Let me start by saying this is just my personal opinion and point of view from my own, personal experience. I will not be posting images of Eugenia Cooney prior to her recovery, because I know they can be triggering. You can, however, watch Shane’s video here:
I remember watching Eugenia Cooney on YouTube probably a few years ago. I didn’t even bother to learn her name, because I had already made up my mind: I didn’t like her. And that’s the thing about the internet, you know? We are so quick to judge; we adore fake people that do nothing but play a role or a character they invented and we hate others, not knowing that they are fighting their own, real battles. I never left a hate comment, because that’s not me. But the appearance of Eugenia infuriated me. The fact that she dared to make videos on YouTube in her “condition” made me question her intentions.

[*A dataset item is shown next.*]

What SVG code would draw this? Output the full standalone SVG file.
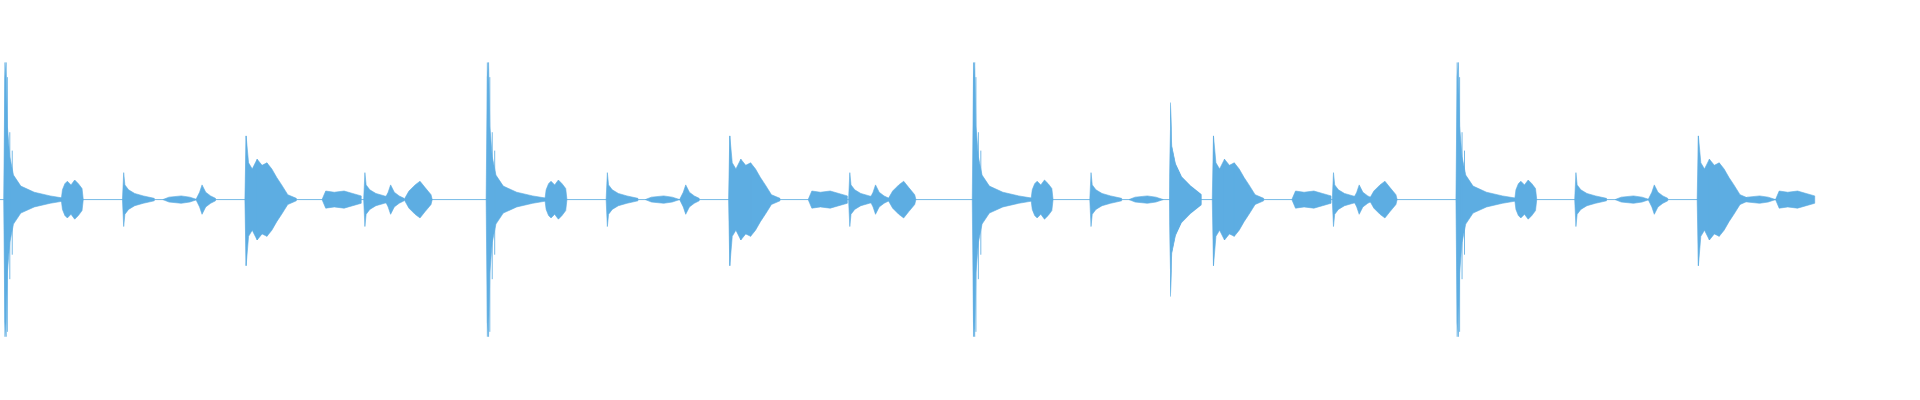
<svg xmlns="http://www.w3.org/2000/svg" width="1920" height="400" viewBox="0 0 1920 400">
<style>
.w{fill:#5dade2;stroke:#5dade2;stroke-width:0.5}
.l{stroke:#5dade2;stroke-width:0.7;fill:none}
</style>
<defs>
<g id="big"><path class="w" d="M0,0 L1,-100 L2,-112 L3,-60 L5,-35 L8,-20 L14,-11 L25,-6 L38,-3 L50,-1 L50,1 L38,3 L25,6 L14,11 L8,20 L5,35 L3,60 L2,112 L1,100 Z"/><path class="l" d="M1,-112V112M3,-100V108M5,-55V65M7,-40V45"/></g>
<g id="block"><path class="w" d="M0,0 L1,-8 L3,-13 L5,-15 L8,-12 L11,-16 L14,-13 L17,-9 L18,0 L17,9 L14,13 L11,16 L8,12 L5,15 L3,13 L1,8 Z"/></g>
<g id="ping"><path class="w" d="M0,0 L1,-22 L2,-12 L5,-8 L10,-5 L17,-3 L26,-1 L26,1 L17,3 L10,5 L5,8 L2,12 L1,22 Z"/></g>
<g id="small"><path class="w" d="M0,0 L5,-2 L15,-3 L22,-2 L28,0 L22,2 L15,3 L5,2 Z"/></g>
<g id="hump"><path class="w" d="M0,0 L3,-6 L5,-12 L8,-6 L12,-3 L16,-1 L16,1 L12,3 L8,6 L5,12 L3,6 Z"/></g>
<g id="burst"><path class="w" d="M0,0 L1,-52 L3,-30 L6,-25 L10,-33 L14,-28 L18,-30 L22,-25 L26,-18 L30,-12 L35,-4 L42,-1 L42,1 L35,4 L30,12 L26,18 L22,25 L18,30 L14,28 L10,33 L6,25 L3,30 L1,54 Z"/><path class="l" d="M1,-52V54M10,-33V33M18,-30V30"/></g>
<g id="tail"><path class="w" d="M0,0 L3,-7 L10,-6 L18,-7 L25,-5 L32,-3 L32,3 L25,5 L18,7 L10,6 L3,7 Z"/></g>
<g id="fuzz"><path class="w" d="M0,0 L4,-7 L9,-12 L13,-15 L17,-10 L22,-4 L23,0 L22,4 L17,10 L13,15 L9,12 L4,7 Z"/></g>
</defs>
<g transform="scale(1.2245)">
<line class="l" x1="0" y1="163" x2="1475" y2="163"/>
<g id="group1" transform="translate(0,163)">
<use href="#big" x="3"/><use href="#block" x="50"/><use href="#ping" x="100"/><use href="#small" x="133"/><use href="#hump" x="160"/><use href="#burst" x="200"/><use href="#tail" x="263"/><use href="#ping" x="297"/><use href="#hump" x="314"/><use href="#fuzz" x="330"/>
</g>
<g id="group2" transform="translate(396,163)">
<use href="#big" x="1"/><use href="#block" x="49"/><use href="#ping" x="99"/><use href="#small" x="131"/><use href="#hump" x="159"/><use href="#burst" x="199"/><use href="#tail" x="264"/><use href="#ping" x="297"/><use href="#hump" x="314"/><use href="#fuzz" x="329"/>
</g>
<g id="group3" transform="translate(792,163)">
<use href="#big" x="2"/><use href="#block" x="50"/><use href="#ping" x="98"/><use href="#small" x="130"/><g transform="translate(163,0) scale(1,3.6)"><use href="#ping"/></g><use href="#burst" x="198"/><use href="#tail" x="263"/><use href="#ping" x="296"/><use href="#hump" x="313"/><use href="#fuzz" x="326"/>
</g>
<g id="group4" transform="translate(1188,163)">
<use href="#big" x="1"/><use href="#block" x="49"/><use href="#ping" x="98"/><use href="#small" x="131"/><use href="#hump" x="158"/><use href="#burst" x="198"/><use href="#small" x="234"/><use href="#tail" x="262"/>
</g>
</g>
</svg>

You see, I had been dealing with an eating disorder myself. I never got to the point of looking extremely skinny or extremely overweight, and to some people I didn’t even look sick; that’s why I was able to get away with it for so long. I was lucky that, in a moment of lucidity, I asked for help and my mom came to my rescue. I never went to rehab; I recovered on my own, at home. But I’ve struggled with body image my entire life. I’ve never been able to tell the difference between a healthy body and a “good looking” body. I go from questioning every inch of my body, to hating it, to obsessing over girls on magazines and the way they look, to doing harmful things to my body just so that I can look like them. I know what a comment on your appearance can do to your mind for the rest of the day, the week or the month. Even to this day, words I was told about the way I looked when I was 9 years old echo in my mind from time to time. I also know what an image, a picture, or a video can trigger. That’s why I didn’t like Eugenia. I thought she was giving the wrong message to thousands of girls; I couldn’t imagine how many girls would look at her and think it was healthy. Or wish they could look like her. Or say the one thing I told myself: well, I’m not that sick, so I guess I’m ok.
Now, Shane Dawson has come to show us one more time, that we should never judge a book by its cover. First of all, I love how he prepared for the whole thing. In order to do this, he talked with his friend and fellow youtuber, Kati Morton. She holds a Master’s in Clinical Psychology from Pepperdine University and is a licensed marriage and family therapist. She went on to explain to Shane what was the correct way to approach Eugenia; she also explained how it wasn’t a good idea to compliment her looks. It’s better to say, “you are a great person”, than “you look great”.
Wouldn’t the world be a much better place if compliments were about the way we are rather than the way we look?
Kati Morton’s channel was probably the first one I ever subscribed to, so I knew who she was long before I even started watching Shane’s videos. I always thought I’d end up being a psychologist because ever since I was a little girl I wanted to learn all about the human brain and why we behave the way we do, and Katie talked about those subjects. Later on, she helped me understand where my anxiety came from and how to “overcome” it, and in a way, she helped me understand why my relationship with food didn’t seem to be so healthy either (of course, I know she is not my personal therapist and there is no way she can diagnose me). She has built a beautiful, welcoming “mental health community” over the past seven years. If you are interested, I highly recommend you check out her YouTube channel here.
In Shane’s video, Eugenia appears to be so full of joy. If that is really the case, I am happy for her. She talks about her way to recovery and rehab, and how difficult it is. I can’t imagine how hard it must be for someone to receive so much hate over the years, and still keep a smile on her face. I can’t imagine how hard it must be to stand in front of millions of people and say “hey, I am sick. I need help”. So I applaud Eugenia Cooney. She is brave, she is spreading a message about a subject that many others haven’t had the courage to even talk about: mental health and eating disorders. I also applaud Shane Dawson, for using his platform to help bring these issues to light. He is opening up the conversation about eating disorders and recovery.
The only question that keeps coming back to my mind is: how did the people around Eugenia let the disorder get that far? I understand how, maybe, she was in denial. Maybe inside her mind, she wasn’t sick. But if her fans were asking her to get help, if half of the world was worried about her well being, how come her family didn’t? But, I guess that is something personal; they are the only ones that know how it all really happened.
I do hope that Eugenia can fully recover. I hope she can keep on spreading positive messages so that she can give some light and guidance to those that are still struggling. I thank her from the bottom of my heart (even though she doesn’t even know I exist) for speaking up and giving people hope. And to Shane for using his power on YouTube to bring awareness to this, and for using his huge platform for something good, and something that will probably help many around the world.
I want to end this post by saying that I’ve seen a lot of hate going around the internet; people saying that Shane and Eugenia are painting recovery as something easy and not painful at all. But I don’t see it that way. I think we have to remember that they are still people; Eugenia is fighting something that is not easy to defeat. I completely understand if she wants to keep the hard, raw moments for herself and chooses to show her smile to the world. Recovery is not an easy, happy road, but it is worth it.
If you are struggling with your mental health, please ask for help. Remember you’re not alone.